Spirit Airlines: A Look at the Budget Airline’s Recent Bankruptcies
Spirit Airlines, known for its no-frills flying and ultra-low-cost fares, has recently made headlines with not one, but two bankruptcies within the span of a year. As the busy holiday season approaches, travelers may experience fewer affordable flight options and potentially higher prices from competing airlines.
The first bankruptcy filing occurred in November 2024 after years of financial losses and a failed merger with JetBlue. At the time, Spirit reported $9. 49 billion in total assets and $8. 99 billion in total debts. However, after slashing $800 million in debt and receiving a $350 million equity infusion from existing investors, the airline emerged from bankruptcy in March. Unfortunately, the rebound was short-lived.

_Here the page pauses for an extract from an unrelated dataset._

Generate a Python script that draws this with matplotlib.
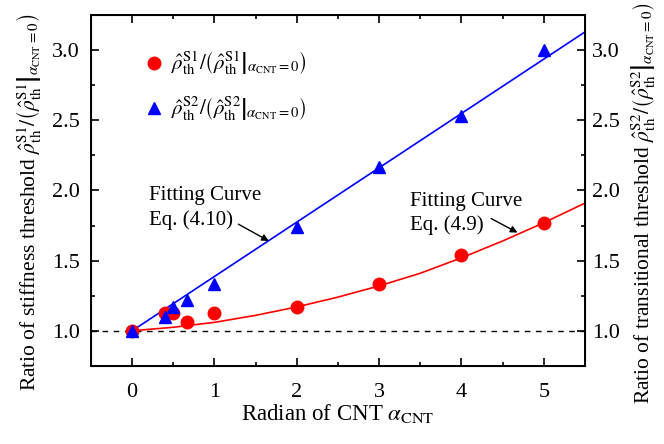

In August, Spirit’s parent company, Spirit Aviation Holdings, filed a Securities and Exchange Commission quarterly report warning of potential bankruptcy again. The company stated that it may not be able to stay in business for another year due to ongoing market challenges such as elevated domestic capacity and weak demand for domestic leisure travel. Shortly after, Spirit filed for bankruptcy protection for the second time, listing $8 billion in debt and $8. 56 billion in assets.

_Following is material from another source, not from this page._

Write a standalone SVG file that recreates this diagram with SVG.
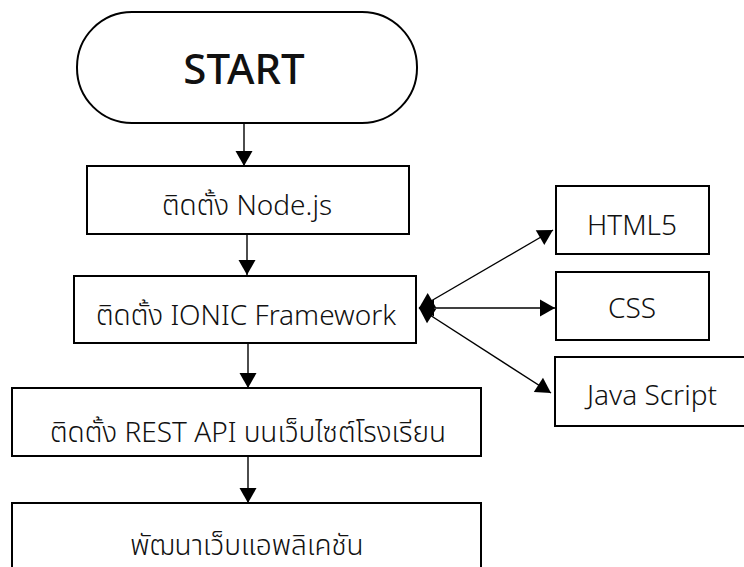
<svg xmlns="http://www.w3.org/2000/svg" width="744" height="567" viewBox="0 0 744 567">
<style>
.box{fill:#fff;stroke:#000;stroke-width:2}
.t{font-family:"Noto Sans","Noto Sans Thai","DejaVu Sans",sans-serif;font-size:28px;font-weight:300;fill:#111;text-anchor:middle}
.big{font-size:42px;font-weight:500}
.c{stroke:#000;stroke-width:1.4;fill:none}
</style>
<defs>
<marker id="ah" markerUnits="userSpaceOnUse" markerWidth="18" markerHeight="18" viewBox="0 0 18 18" refX="16" refY="9" orient="auto-start-reverse">
<path d="M1,0.5 L16,9 L1,17.5 z" fill="#000"/>
</marker>
</defs>
<rect width="744" height="567" fill="#fff"/>
<g id="connectors">
<line class="c" x1="244" y1="123" x2="244" y2="166" marker-end="url(#ah)"/>
<line class="c" x1="247" y1="234" x2="247" y2="275" marker-end="url(#ah)"/>
<line class="c" x1="248" y1="343" x2="248" y2="388" marker-end="url(#ah)"/>
<line class="c" x1="248" y1="456" x2="248" y2="503" marker-end="url(#ah)"/>
<line class="c" x1="419" y1="308" x2="553" y2="230" marker-start="url(#ah)" marker-end="url(#ah)"/>
<line class="c" x1="419" y1="308" x2="555" y2="308" marker-start="url(#ah)" marker-end="url(#ah)"/>
<line class="c" x1="419" y1="308" x2="551" y2="393" marker-start="url(#ah)" marker-end="url(#ah)"/>
</g>
<g id="start">
<rect class="box" x="77" y="12" width="340" height="111" rx="55" ry="55"/>
<text class="t big" x="244" y="84">START</text>
</g>
<g id="node-nodejs">
<rect class="box" x="87" y="166" width="322" height="68"/>
<text class="t" x="247" y="215">ติดตั้ง Node.js</text>
</g>
<g id="node-ionic">
<rect class="box" x="74" y="276" width="342" height="67"/>
<text class="t" x="246" y="325">ติดตั้ง IONIC Framework</text>
</g>
<g id="node-rest">
<rect class="box" x="12" y="388" width="469" height="68"/>
<text class="t" x="248" y="442">ติดตั้ง REST API บนเว็บไซต์โรงเรียน</text>
</g>
<g id="node-dev">
<rect class="box" x="12" y="503" width="469" height="80"/>
<text class="t" x="247" y="555">พัฒนาเว็บแอพลิเคชัน</text>
</g>
<g id="node-html5">
<rect class="box" x="556" y="186" width="153" height="68"/>
<text class="t" x="632" y="235">HTML5</text>
</g>
<g id="node-css">
<rect class="box" x="556" y="272" width="153" height="68"/>
<text class="t" x="632" y="318">CSS</text>
</g>
<g id="node-js">
<rect class="box" x="555" y="357" width="200" height="69"/>
<text class="t" x="652" y="405">Java Script</text>
</g>
</svg>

In an effort to cut costs, Spirit has been downsizing operations, cutting jobs, and axing numerous routes. In November, the airline announced a 25% reduction in flight capacity and ended service at airports in Milwaukee, Phoenix, Rochester, St. Louis, and Bucaramanga, Colombia. It has also discontinued service in more than a dozen other US cities, including Oakland, Portland, and Salt Lake City. Furthermore, Spirit will stop service at Minneapolis-St. Paul International Airport on December 1.
As Spirit faces an uncertain future, travelers may see fewer flight options and potential price increases from rival airlines. Analysts have suggested that less competition in certain routes may give competing airlines like Frontier, JetBlue, and Southwest the opportunity to raise ticket prices. Additionally, the parent company of Spirit has recently warned that there is “substantial doubt” about the airline’s ability to continue as a going concern, citing ongoing financial strain.
In conclusion, Spirit Airlines’ recent bankruptcies have not only impacted the airline itself but also air travel for budget-conscious fliers. As the airline works to restructure and become more financially stable, travelers may need to adjust their plans and expect potential changes in flight availability and prices.